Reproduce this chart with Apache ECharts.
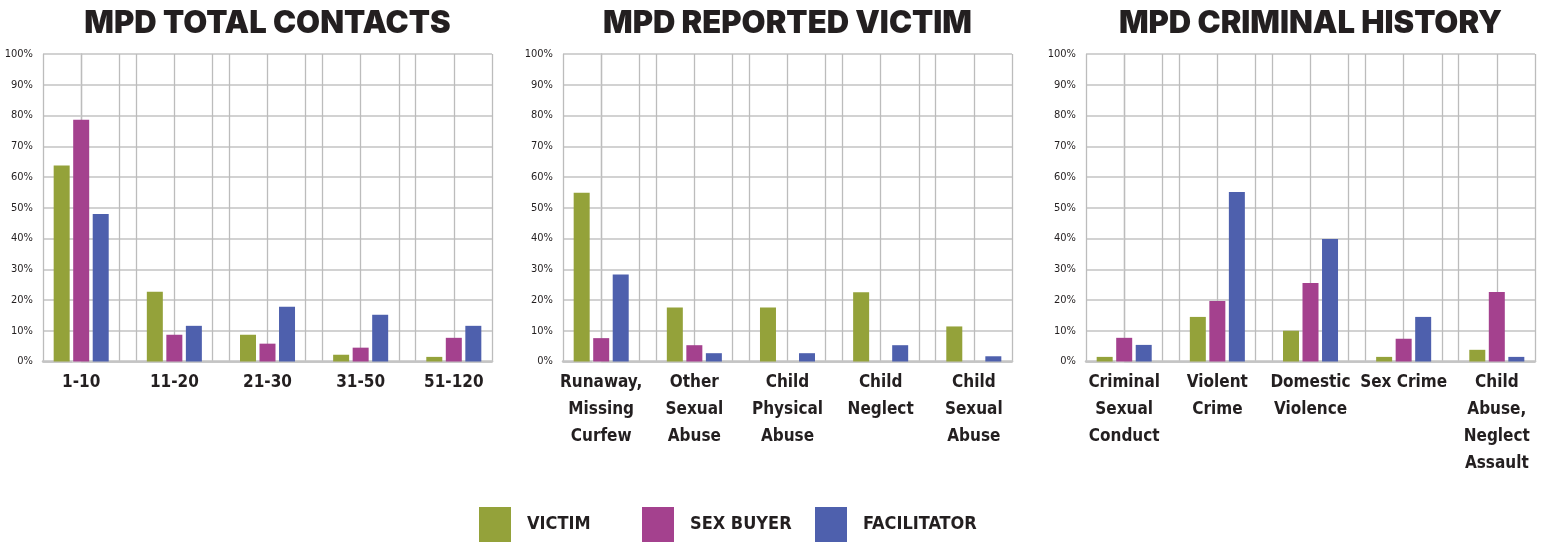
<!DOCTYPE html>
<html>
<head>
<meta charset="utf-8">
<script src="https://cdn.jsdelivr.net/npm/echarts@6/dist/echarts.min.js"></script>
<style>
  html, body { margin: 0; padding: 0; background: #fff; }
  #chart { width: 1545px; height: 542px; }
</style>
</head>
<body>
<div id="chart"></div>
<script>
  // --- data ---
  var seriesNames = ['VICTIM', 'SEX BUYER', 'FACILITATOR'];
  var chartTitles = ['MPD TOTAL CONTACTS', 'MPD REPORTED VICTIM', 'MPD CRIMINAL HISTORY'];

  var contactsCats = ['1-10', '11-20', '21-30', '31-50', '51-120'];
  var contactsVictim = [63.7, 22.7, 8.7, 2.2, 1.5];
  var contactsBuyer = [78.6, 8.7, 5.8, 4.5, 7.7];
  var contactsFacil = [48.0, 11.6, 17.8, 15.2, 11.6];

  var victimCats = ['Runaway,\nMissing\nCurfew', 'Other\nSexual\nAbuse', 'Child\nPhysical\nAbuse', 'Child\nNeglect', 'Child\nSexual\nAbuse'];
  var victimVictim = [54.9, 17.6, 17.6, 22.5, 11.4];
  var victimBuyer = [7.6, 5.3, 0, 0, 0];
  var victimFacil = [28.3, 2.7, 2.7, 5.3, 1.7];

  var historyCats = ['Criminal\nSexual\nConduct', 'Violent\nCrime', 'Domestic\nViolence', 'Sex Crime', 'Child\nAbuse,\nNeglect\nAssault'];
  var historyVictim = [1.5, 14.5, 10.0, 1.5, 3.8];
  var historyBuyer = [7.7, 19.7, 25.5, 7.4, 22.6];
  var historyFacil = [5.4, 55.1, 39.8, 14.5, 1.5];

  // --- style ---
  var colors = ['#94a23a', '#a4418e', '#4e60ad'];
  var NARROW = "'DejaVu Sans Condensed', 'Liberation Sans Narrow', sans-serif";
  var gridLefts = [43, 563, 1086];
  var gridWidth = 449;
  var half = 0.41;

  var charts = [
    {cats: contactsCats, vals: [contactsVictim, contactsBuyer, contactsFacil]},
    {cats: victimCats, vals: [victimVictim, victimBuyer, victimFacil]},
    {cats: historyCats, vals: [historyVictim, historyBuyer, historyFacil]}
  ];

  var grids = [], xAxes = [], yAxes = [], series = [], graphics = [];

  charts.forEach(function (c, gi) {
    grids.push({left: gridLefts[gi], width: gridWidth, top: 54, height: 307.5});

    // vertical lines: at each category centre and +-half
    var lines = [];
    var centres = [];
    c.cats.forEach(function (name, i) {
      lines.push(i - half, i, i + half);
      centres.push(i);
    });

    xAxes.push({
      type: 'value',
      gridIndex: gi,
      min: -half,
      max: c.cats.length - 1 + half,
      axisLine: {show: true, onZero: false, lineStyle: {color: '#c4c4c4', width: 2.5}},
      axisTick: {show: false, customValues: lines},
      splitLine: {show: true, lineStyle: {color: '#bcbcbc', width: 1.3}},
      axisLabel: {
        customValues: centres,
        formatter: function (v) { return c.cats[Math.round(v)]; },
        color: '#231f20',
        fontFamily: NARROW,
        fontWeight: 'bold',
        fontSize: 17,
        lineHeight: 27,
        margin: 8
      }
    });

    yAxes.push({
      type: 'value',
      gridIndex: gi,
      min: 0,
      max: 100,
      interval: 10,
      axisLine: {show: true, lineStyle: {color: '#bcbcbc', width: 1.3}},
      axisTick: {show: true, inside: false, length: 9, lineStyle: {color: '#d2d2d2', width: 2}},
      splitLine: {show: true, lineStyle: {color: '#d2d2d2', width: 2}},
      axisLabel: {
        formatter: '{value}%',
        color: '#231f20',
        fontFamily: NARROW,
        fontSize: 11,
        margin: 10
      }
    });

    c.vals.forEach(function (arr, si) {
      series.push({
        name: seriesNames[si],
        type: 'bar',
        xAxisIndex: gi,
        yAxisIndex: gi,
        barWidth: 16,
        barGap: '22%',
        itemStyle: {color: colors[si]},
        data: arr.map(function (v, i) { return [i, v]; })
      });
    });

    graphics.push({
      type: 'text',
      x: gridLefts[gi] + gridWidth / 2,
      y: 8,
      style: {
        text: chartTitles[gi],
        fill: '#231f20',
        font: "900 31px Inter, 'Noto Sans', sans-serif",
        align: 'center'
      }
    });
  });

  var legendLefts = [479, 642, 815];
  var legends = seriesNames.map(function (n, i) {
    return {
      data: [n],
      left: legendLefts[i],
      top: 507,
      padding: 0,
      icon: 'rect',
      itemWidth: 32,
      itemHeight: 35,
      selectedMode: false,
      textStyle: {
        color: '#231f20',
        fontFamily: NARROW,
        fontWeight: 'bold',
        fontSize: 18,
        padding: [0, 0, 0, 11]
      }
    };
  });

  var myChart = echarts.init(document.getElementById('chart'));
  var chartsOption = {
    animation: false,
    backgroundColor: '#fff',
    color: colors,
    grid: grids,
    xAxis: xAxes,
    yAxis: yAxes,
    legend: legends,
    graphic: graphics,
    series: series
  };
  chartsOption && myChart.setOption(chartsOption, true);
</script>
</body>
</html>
■ ■ ■ ■ ■ ■ ■
__OBJECTIVE__:
Leave the pictures out, and print every line of the listing exactly as written.

__WRITTEN ANSWER__:
Reproduce this chart with Apache ECharts.
<!DOCTYPE html>
<html>
<head>
<meta charset="utf-8">
<script src="https://cdn.jsdelivr.net/npm/echarts@6/dist/echarts.min.js"></script>
<style>
  html, body { margin: 0; padding: 0; background: #fff; }
  #chart { width: 1545px; height: 542px; }
</style>
</head>
<body>
<div id="chart"></div>
<script>
  // --- data ---
  var seriesNames = ['VICTIM', 'SEX BUYER', 'FACILITATOR'];
  var chartTitles = ['MPD TOTAL CONTACTS', 'MPD REPORTED VICTIM', 'MPD CRIMINAL HISTORY'];

  var contactsCats = ['1-10', '11-20', '21-30', '31-50', '51-120'];
  var contactsVictim = [63.7, 22.7, 8.7, 2.2, 1.5];
  var contactsBuyer = [78.6, 8.7, 5.8, 4.5, 7.7];
  var contactsFacil = [48.0, 11.6, 17.8, 15.2, 11.6];

  var victimCats = ['Runaway,\nMissing\nCurfew', 'Other\nSexual\nAbuse', 'Child\nPhysical\nAbuse', 'Child\nNeglect', 'Child\nSexual\nAbuse'];
  var victimVictim = [54.9, 17.6, 17.6, 22.5, 11.4];
  var victimBuyer = [7.6, 5.3, 0, 0, 0];
  var victimFacil = [28.3, 2.7, 2.7, 5.3, 1.7];

  var historyCats = ['Criminal\nSexual\nConduct', 'Violent\nCrime', 'Domestic\nViolence', 'Sex Crime', 'Child\nAbuse,\nNeglect\nAssault'];
  var historyVictim = [1.5, 14.5, 10.0, 1.5, 3.8];
  var historyBuyer = [7.7, 19.7, 25.5, 7.4, 22.6];
  var historyFacil = [5.4, 55.1, 39.8, 14.5, 1.5];

  // --- style ---
  var colors = ['#94a23a', '#a4418e', '#4e60ad'];
  var NARROW = "'DejaVu Sans Condensed', 'Liberation Sans Narrow', sans-serif";
  var gridLefts = [43, 563, 1086];
  var gridWidth = 449;
  var half = 0.41;

  var charts = [
    {cats: contactsCats, vals: [contactsVictim, contactsBuyer, contactsFacil]},
    {cats: victimCats, vals: [victimVictim, victimBuyer, victimFacil]},
    {cats: historyCats, vals: [historyVictim, historyBuyer, historyFacil]}
  ];

  var grids = [], xAxes = [], yAxes = [], series = [], graphics = [];

  charts.forEach(function (c, gi) {
    grids.push({left: gridLefts[gi], width: gridWidth, top: 54, height: 307.5});

    // vertical lines: at each category centre and +-half
    var lines = [];
    var centres = [];
    c.cats.forEach(function (name, i) {
      lines.push(i - half, i, i + half);
      centres.push(i);
    });

    xAxes.push({
      type: 'value',
      gridIndex: gi,
      min: -half,
      max: c.cats.length - 1 + half,
      axisLine: {show: true, onZero: false, lineStyle: {color: '#c4c4c4', width: 2.5}},
      axisTick: {show: false, customValues: lines},
      splitLine: {show: true, lineStyle: {color: '#bcbcbc', width: 1.3}},
      axisLabel: {
        customValues: centres,
        formatter: function (v) { return c.cats[Math.round(v)]; },
        color: '#231f20',
        fontFamily: NARROW,
        fontWeight: 'bold',
        fontSize: 17,
        lineHeight: 27,
        margin: 8
      }
    });

    yAxes.push({
      type: 'value',
      gridIndex: gi,
      min: 0,
      max: 100,
      interval: 10,
      axisLine: {show: true, lineStyle: {color: '#bcbcbc', width: 1.3}},
      axisTick: {show: true, inside: false, length: 9, lineStyle: {color: '#d2d2d2', width: 2}},
      splitLine: {show: true, lineStyle: {color: '#d2d2d2', width: 2}},
      axisLabel: {
        formatter: '{value}%',
        color: '#231f20',
        fontFamily: NARROW,
        fontSize: 11,
        margin: 10
      }
    });

    c.vals.forEach(function (arr, si) {
      series.push({
        name: seriesNames[si],
        type: 'bar',
        xAxisIndex: gi,
        yAxisIndex: gi,
        barWidth: 16,
        barGap: '22%',
        itemStyle: {color: colors[si]},
        data: arr.map(function (v, i) { return [i, v]; })
      });
    });

    graphics.push({
      type: 'text',
      x: gridLefts[gi] + gridWidth / 2,
      y: 8,
      style: {
        text: chartTitles[gi],
        fill: '#231f20',
        font: "900 31px Inter, 'Noto Sans', sans-serif",
        align: 'center'
      }
    });
  });

  var legendLefts = [479, 642, 815];
  var legends = seriesNames.map(function (n, i) {
    return {
      data: [n],
      left: legendLefts[i],
      top: 507,
      padding: 0,
      icon: 'rect',
      itemWidth: 32,
      itemHeight: 35,
      selectedMode: false,
      textStyle: {
        color: '#231f20',
        fontFamily: NARROW,
        fontWeight: 'bold',
        fontSize: 18,
        padding: [0, 0, 0, 11]
      }
    };
  });

  var myChart = echarts.init(document.getElementById('chart'));
  var chartsOption = {
    animation: false,
    backgroundColor: '#fff',
    color: colors,
    grid: grids,
    xAxis: xAxes,
    yAxis: yAxes,
    legend: legends,
    graphic: graphics,
    series: series
  };
  chartsOption && myChart.setOption(chartsOption, true);
</script>
</body>
</html>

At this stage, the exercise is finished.